Eulalia y yo torcemos un poco el gesto. A mí no me acaba de convencer. Le
pregunto de nuevo. Y su respuesta invariable es: “La batería que lleváis es la
misma”. Lo repite y lo asegura, toda convencida. Pero lo cierto es que nuestros
ritmos son completamente distintos. Yo necesito disipar energía desde que me
levanto. Tengo que pedalear, correr, levantar pesas para encontrarme bien. Después
me quedo fundido a eso de las seis. Agotado. Ella, que va a su velocidad, nunca muestra cansancio. Por qué mi corazón
arde rápido como la pólvora y el suyo lento como la cera de una vela. La
especialista me escucha sin pestañear. Luego se quita sus gafas y nos pregunta:
“¿vosotros qué vidas llevabáis antes de todo esto?”. Mmmm. Caemos en que eran así,
como lo empiezan a ser ahora. Completamente distintas. También nos percatamos del
pequeño temblor en la mano con que nos tiende los sobres con los respectivos papeles.
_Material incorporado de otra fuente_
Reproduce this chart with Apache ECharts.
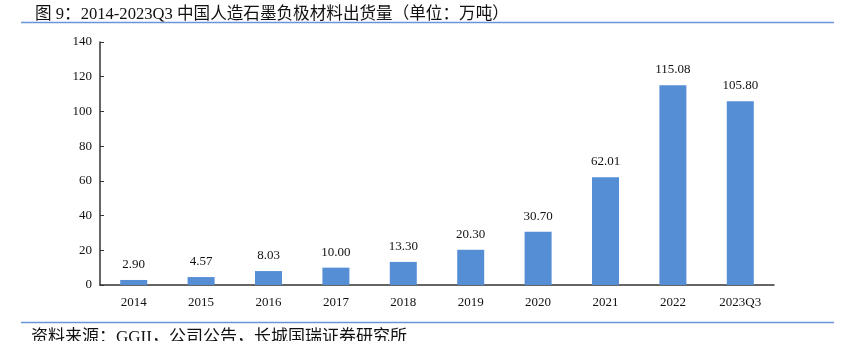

Eulalia me apunta entonces: “…es que hoy había luna nueva”.
L
Comprobado. Los ruidos de la noche se silencian
durante el día. El canto de la lechuza. La trova insistente del grillo. El
ulular del viento. Las risas de mis compañeros en torno al fuego de campamento.
Mi respiración agitada dentro de esta tienda de campaña mientras pienso en
ella. Todos estos decibelios se ponen ahora de acuerdo para no dejarme dormir,
por supuesto. Y, cuando despunte el alba e iniciemos la escalada, se disiparán.
Pero sea de día o sea de noche, seguiré pensando en ella, seguiré pensando en
que estamos teniendo un mañana, pero cada uno el suyo.